From: [personal profile] nosrednayduj


My theory on money changing is that it's part of "bleed the tourists white", just pay the fee.
wrog: (money)

From: [personal profile] wrog


yep. Bureau de Change est Le Suck. Always use a bank and/or charge as much as you possibly can on the credit cards. My usual advice 20 years ago was to use a bank, preferably a non-American bank because American banks tended to be less clueful about foreign exchange stuff (or at least American banks in the US were). I retained my Barclay's (UK) checking account that I had as a student for the longest time precisely for this reason -- whenever I knew I was going to be traveling to England, I'd guess at how much cash-on-hand I'd be needing, mail my branch in Cambridge a US check for that amount and have them convert and deposit it. It would take several weeks to clear, but the process itself didn't cost anything. Then upon landing at Heathrow/wherever, I'd just show up at a Barclay's branch and withdraw the corresponding pounds.

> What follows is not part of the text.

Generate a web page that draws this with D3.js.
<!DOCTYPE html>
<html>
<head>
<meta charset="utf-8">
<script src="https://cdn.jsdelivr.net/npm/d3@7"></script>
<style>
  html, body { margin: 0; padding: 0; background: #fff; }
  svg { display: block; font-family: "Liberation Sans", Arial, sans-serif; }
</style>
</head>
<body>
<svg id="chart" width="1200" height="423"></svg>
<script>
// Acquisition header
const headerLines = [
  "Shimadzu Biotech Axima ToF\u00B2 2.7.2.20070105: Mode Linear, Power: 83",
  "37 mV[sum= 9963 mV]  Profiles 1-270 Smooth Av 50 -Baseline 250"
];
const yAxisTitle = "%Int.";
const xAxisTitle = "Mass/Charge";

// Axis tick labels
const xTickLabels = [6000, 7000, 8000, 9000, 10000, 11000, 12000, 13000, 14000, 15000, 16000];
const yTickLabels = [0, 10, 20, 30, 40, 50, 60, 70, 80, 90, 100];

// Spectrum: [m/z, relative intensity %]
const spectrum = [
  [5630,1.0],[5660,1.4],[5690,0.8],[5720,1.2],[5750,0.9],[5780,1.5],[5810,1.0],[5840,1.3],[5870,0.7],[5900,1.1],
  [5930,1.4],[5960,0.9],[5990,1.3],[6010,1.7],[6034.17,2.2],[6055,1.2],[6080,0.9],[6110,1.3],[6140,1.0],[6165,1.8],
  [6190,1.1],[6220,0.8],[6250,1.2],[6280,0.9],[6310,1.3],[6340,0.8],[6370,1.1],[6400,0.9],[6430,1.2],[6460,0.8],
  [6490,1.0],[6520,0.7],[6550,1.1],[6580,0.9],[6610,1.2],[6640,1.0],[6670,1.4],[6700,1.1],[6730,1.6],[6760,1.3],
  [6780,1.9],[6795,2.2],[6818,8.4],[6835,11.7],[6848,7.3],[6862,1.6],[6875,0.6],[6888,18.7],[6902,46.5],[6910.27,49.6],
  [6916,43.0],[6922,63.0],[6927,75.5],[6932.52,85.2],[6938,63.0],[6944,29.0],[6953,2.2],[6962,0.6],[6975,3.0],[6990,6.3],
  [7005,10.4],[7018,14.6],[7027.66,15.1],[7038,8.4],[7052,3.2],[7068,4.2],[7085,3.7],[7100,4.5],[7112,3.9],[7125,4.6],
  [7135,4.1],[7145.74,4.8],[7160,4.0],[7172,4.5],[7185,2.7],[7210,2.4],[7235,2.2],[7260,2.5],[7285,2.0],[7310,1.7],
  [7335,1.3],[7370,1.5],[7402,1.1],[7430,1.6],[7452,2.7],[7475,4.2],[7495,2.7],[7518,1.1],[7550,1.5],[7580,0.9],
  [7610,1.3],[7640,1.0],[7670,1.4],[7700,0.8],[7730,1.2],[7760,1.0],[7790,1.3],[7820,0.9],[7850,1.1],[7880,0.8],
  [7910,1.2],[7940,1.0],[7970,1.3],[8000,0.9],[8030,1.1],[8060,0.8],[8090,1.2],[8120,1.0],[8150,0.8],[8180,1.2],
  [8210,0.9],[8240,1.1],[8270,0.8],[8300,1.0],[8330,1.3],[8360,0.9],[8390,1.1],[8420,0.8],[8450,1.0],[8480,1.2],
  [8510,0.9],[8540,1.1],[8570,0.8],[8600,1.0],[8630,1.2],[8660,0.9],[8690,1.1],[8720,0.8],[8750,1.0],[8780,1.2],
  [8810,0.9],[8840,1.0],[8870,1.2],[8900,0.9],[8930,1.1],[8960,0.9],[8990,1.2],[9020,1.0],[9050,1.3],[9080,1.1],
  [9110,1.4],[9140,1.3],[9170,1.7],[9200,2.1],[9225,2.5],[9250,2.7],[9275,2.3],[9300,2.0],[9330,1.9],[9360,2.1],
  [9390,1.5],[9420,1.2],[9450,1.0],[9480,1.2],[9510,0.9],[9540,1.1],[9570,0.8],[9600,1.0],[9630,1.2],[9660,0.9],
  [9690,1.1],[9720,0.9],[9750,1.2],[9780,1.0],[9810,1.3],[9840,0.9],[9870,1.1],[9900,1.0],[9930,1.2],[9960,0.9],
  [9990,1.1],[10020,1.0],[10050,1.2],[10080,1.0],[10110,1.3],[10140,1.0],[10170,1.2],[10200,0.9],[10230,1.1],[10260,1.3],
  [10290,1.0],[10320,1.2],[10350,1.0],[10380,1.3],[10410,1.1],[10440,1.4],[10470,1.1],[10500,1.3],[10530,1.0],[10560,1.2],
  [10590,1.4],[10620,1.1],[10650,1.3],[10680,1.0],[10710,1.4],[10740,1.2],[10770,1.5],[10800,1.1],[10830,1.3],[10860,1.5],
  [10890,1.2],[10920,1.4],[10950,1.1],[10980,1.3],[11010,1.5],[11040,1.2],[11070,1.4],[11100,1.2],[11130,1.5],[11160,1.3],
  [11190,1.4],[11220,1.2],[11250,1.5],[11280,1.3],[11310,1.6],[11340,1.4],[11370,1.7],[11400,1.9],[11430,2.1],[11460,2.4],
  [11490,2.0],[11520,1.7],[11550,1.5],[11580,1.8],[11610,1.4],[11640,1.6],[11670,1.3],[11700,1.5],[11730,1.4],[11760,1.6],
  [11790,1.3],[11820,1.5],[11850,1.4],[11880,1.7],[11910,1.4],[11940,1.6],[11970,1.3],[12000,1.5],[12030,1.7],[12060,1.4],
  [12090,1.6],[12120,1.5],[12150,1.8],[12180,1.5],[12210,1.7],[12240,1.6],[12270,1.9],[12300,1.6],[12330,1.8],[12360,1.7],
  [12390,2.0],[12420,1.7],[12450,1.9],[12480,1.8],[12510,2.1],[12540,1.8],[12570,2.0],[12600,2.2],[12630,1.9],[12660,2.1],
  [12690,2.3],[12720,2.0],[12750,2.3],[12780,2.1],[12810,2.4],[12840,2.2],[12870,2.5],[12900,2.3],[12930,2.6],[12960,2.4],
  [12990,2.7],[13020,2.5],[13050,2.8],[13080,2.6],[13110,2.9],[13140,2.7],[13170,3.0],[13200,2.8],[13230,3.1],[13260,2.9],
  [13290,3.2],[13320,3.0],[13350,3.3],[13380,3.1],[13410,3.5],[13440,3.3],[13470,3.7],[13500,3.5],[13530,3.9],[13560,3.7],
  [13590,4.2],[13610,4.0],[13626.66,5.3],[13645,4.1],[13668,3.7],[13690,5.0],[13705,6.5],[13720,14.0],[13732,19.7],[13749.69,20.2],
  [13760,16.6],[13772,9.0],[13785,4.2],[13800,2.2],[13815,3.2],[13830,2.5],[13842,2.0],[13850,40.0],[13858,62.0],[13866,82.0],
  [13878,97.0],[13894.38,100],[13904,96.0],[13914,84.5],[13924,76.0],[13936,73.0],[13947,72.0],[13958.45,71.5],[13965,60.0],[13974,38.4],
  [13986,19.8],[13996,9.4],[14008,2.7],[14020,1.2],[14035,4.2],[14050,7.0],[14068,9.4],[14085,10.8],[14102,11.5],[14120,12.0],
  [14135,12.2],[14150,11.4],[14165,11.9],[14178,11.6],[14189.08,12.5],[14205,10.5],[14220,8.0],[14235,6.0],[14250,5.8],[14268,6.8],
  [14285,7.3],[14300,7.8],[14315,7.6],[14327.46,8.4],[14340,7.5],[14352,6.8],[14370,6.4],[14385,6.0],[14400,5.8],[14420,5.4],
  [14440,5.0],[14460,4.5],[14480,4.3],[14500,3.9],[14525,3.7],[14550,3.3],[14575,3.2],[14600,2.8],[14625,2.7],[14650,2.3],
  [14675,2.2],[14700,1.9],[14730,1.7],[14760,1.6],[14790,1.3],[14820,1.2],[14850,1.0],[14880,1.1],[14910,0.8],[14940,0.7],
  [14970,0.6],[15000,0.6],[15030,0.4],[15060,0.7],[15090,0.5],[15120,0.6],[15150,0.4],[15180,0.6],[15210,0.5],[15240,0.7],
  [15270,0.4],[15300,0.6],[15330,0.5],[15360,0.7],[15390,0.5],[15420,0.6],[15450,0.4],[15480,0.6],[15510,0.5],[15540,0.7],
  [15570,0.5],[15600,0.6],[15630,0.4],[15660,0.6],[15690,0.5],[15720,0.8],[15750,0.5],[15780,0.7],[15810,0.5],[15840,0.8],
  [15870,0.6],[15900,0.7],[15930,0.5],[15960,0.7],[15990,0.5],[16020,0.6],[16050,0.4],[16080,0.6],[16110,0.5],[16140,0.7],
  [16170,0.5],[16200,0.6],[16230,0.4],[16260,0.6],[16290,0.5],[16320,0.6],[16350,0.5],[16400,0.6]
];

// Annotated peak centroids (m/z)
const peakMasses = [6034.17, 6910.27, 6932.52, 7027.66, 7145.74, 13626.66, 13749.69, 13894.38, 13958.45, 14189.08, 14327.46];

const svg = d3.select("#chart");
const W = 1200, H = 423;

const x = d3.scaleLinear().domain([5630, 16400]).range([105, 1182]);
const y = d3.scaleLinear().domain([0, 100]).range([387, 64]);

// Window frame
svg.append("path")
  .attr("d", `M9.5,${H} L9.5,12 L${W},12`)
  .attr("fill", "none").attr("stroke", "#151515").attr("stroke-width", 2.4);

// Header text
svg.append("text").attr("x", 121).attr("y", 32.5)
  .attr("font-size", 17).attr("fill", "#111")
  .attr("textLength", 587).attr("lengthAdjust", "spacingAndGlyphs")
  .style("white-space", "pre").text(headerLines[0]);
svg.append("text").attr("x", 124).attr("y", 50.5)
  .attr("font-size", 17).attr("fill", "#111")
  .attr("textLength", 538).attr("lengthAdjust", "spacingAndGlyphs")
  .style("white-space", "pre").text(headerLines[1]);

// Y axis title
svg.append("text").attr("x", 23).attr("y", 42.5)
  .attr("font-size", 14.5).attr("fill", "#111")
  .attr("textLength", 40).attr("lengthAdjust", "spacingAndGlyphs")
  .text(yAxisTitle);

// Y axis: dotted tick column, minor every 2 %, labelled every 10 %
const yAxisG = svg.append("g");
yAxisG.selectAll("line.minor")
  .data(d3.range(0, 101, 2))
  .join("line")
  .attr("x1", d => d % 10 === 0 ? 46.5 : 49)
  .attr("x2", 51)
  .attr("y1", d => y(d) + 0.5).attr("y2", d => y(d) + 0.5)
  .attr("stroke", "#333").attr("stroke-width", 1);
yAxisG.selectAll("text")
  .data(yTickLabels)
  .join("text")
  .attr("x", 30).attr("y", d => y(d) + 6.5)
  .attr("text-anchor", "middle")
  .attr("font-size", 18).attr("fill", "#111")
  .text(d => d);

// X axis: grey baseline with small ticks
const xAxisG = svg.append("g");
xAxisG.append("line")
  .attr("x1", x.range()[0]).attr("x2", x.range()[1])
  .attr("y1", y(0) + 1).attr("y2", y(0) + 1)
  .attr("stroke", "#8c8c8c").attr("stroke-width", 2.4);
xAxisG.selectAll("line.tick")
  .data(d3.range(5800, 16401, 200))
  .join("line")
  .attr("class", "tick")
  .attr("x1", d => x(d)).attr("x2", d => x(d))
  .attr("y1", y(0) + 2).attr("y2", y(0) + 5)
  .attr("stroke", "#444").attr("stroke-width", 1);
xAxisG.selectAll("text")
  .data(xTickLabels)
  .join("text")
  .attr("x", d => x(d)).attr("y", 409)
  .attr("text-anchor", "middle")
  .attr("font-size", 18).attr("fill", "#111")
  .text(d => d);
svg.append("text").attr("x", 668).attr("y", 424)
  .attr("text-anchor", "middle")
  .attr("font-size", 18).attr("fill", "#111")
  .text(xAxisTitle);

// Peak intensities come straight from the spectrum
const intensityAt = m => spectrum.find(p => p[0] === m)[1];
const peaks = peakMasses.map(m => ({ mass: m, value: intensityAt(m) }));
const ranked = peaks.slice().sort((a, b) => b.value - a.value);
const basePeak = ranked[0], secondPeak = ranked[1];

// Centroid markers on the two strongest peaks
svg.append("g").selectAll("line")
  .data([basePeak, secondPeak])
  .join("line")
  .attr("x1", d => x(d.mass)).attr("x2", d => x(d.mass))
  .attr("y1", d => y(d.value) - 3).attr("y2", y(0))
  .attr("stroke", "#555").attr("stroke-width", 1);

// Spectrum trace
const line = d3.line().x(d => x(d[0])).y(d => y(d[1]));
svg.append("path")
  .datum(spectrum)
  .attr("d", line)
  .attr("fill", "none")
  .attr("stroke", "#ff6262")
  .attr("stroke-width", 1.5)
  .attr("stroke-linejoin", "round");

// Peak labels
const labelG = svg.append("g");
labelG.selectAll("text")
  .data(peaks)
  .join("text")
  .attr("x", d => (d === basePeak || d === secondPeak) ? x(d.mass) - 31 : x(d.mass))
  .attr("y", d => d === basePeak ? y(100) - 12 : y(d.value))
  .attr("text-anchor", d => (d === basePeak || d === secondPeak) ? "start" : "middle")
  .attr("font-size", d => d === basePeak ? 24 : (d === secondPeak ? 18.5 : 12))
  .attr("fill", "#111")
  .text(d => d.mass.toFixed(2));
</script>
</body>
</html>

Admittedly, the last time I tried this (my honeymoon, 1997) they happily converted the check and then proceded to charge me an extra insane foreign-check clearing fee (it was something like £20-30) -- evidently Barclay's must have decided that the prior procedure was entirely too convenient and changed things, at which point the sterling checking account became decidedly less useful and I finally let it lapse.

From: [identity profile] lordjulius.livejournal.com


As a rule of thumb, anything that provides a service conveniently (money exchanges in airports, gas stations at highway offramps, on-call strippers) charge more, so, yeah. Good choice.